The report notes, for instance, that PSEG LI is “no longer” among the bottom quarter of large Eastern electric utilities (it ranked second from last in the most recent J.D. Power survey), and it makes note of LIPA’s “exceptional financial leadership.” The two-year, multimillion-dollar study found that LIPA’s organizational structure is “suitably aligned to its mission.” PSEG, the report adds, has “generally met or exceeded its incentive metrics,” making it eligible to receive more than $9 million in extra pay this year.

But farther down in the report, on page 207, the auditors found that PSEG’s performance metrics for three critical measures of system reliability were loosened in 2014 to levels lower than those National Grid faced when it ran the system.

“System reliability performance goals have been relaxed since 2013,” the report states, providing a chart that shows PSEG’s annual targets and performance against that of National Grid. In almost all cases, PSEG’s targets to receive compensation, and its performance, have lagged those of National Grid.

From 2008 to 2013, National Grid’s performance for the average system interruption frequency ranged between 0.67 and 0.77 outages per customer annually. (Lower numbers indicate better system performance.) But when PSEG took over in 2014, the target of 0.83 was raised to 0.90. Still, PSEG has failed to meet the performance target in the two of the three full years it has managed the system, after scoring 1.11 in 2016 and 0.95 in 2017. In both years, PSEG still earned more than $8 million in bonus compensation, including the full $9.5 million allowable last year, by using a higher score in another category to make up for the failed system score.

The same is true for a measure of the duration of outages in the score. Under National Grid, the average outage duration target on the system was 55.5 minutes each year from 2008 through 2013. Under PSEG, the target was relaxed to between 66.2 minutes and 68.5 minutes. Still, PSEG has missed the target in the past two years.

A third measure called customer average interruption duration was relaxed from 66.3 minutes during National Grid’s tenure, to 84 minutes in 2014 and 85.0 thereafter under PSEG.

In the report, PSEG explained that the new targets were “approved by both the LIPA board of trustees” and the Department of Public Service, which, under Gov.

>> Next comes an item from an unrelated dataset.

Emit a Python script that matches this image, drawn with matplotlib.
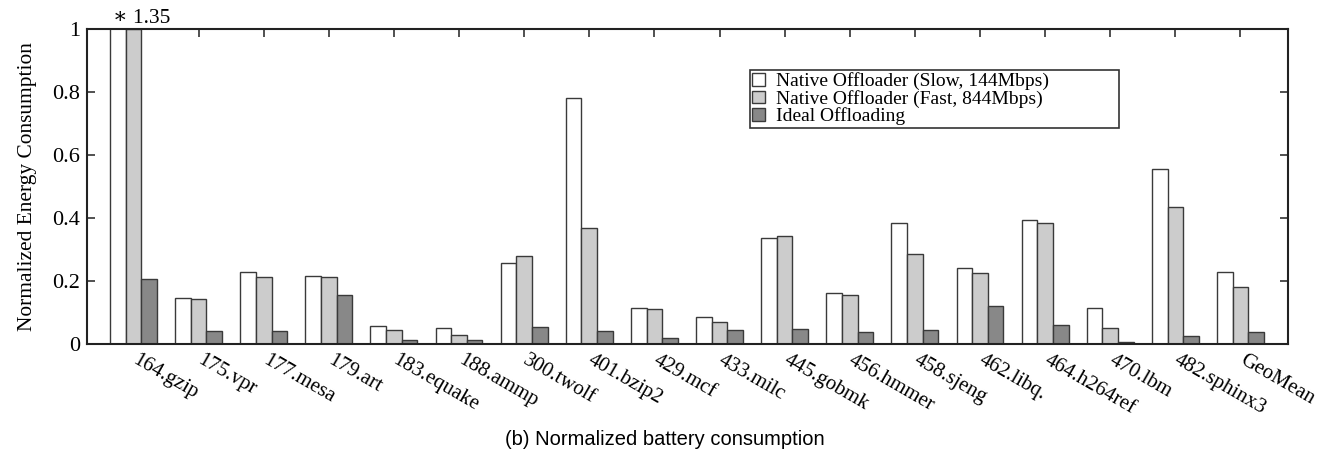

Andrew M. Cuomo’s LIPA Reform Act, has only review and recommend authority over LIPA and PSEG, but no formal jurisdiction. 

PSEG, in a statement, called the changes in the targets a “minor adjustment” to account for a new outage computer system installed in 2014, and added: “Our customers have the second lowest number of outages annually and the shortest outage durations in New York.” 

Nevertheless, the Northstar auditors responded that they believe “this methodology does not appear to promote continued performance improvement.”

Northstar said it found that PSEG’s “rationale and assumptions” “cannot be confirmed or verified with any certainty” relating to outage frequency.

The report notes that PSEG has maintained “high levels of reliability when compared to NY electric utilities,” but one observer said the relaxed targets are a point of concern.

“We’ve made some improvements since 2013, but we have a long way to go before we’re a quality utility,” said LIPA trustee Matthew Cordaro, speaking for himself and not the board. 

LIPA chief executive Tom Falcone noted PSEG’s “most improved” utility status in the J.D. Power survey, and the nearly half-billion dollars that LIPA has saved in refinancing debt, but added, “Successful organizations must continue to do better every day.” He said the DPS review reflects “our accomplishments and provides insights that will help us improve customer service, reliability and accountability to our customers.”